Media sosial tidak hanya menyediakan informasi penting dan jaringan dukungan, tetapi juga mempengaruhi motivasi serta keputusan calon migran. Dengan melihat migrasi melalui lensa media sosial, dapat dipahami bahwa keputusan ini bersifat kompleks dan dipengaruhi oleh berbagai faktor yang saling berinteraksi dalam konteks Indonesia kontemporer.

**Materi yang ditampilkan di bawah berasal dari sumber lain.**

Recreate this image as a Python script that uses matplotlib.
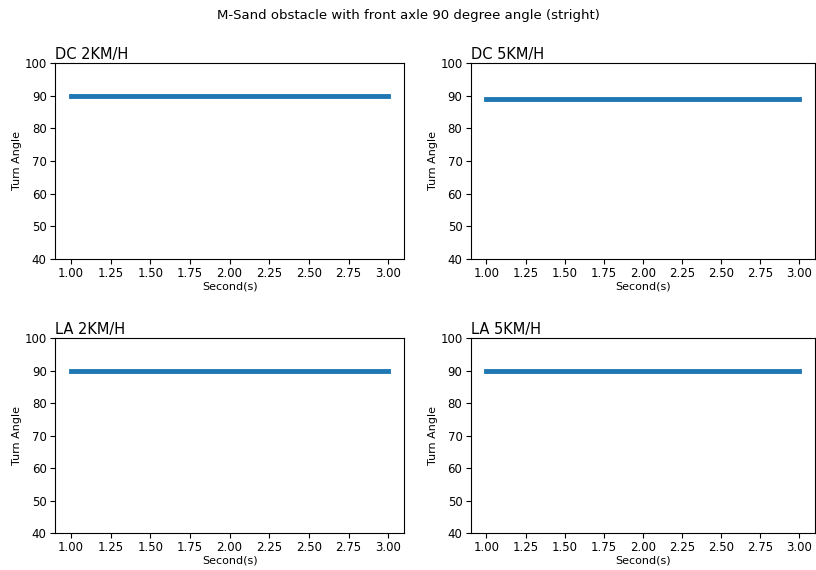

Sebagai upaya perlindungan dalam proses migrasi, pemerintah dan lembaga terkait sebaiknya meningkatkan edukasi tentang migrasi yang aman untuk menghindari ekspektasi yang tidak realistis. Selain itu, calon migran disarankan untuk melakukan riset mendalam mengenai negara tujuan serta mempertimbangkan aspek hukum dan sosial sebelum mengambil keputusan. Dukungan komunitas migran yang lebih terstruktur juga dapat membantu para migran dalam beradaptasi dengan lingkungan baru serta mengurangi risiko keterasingan dan kesulitan adaptasi.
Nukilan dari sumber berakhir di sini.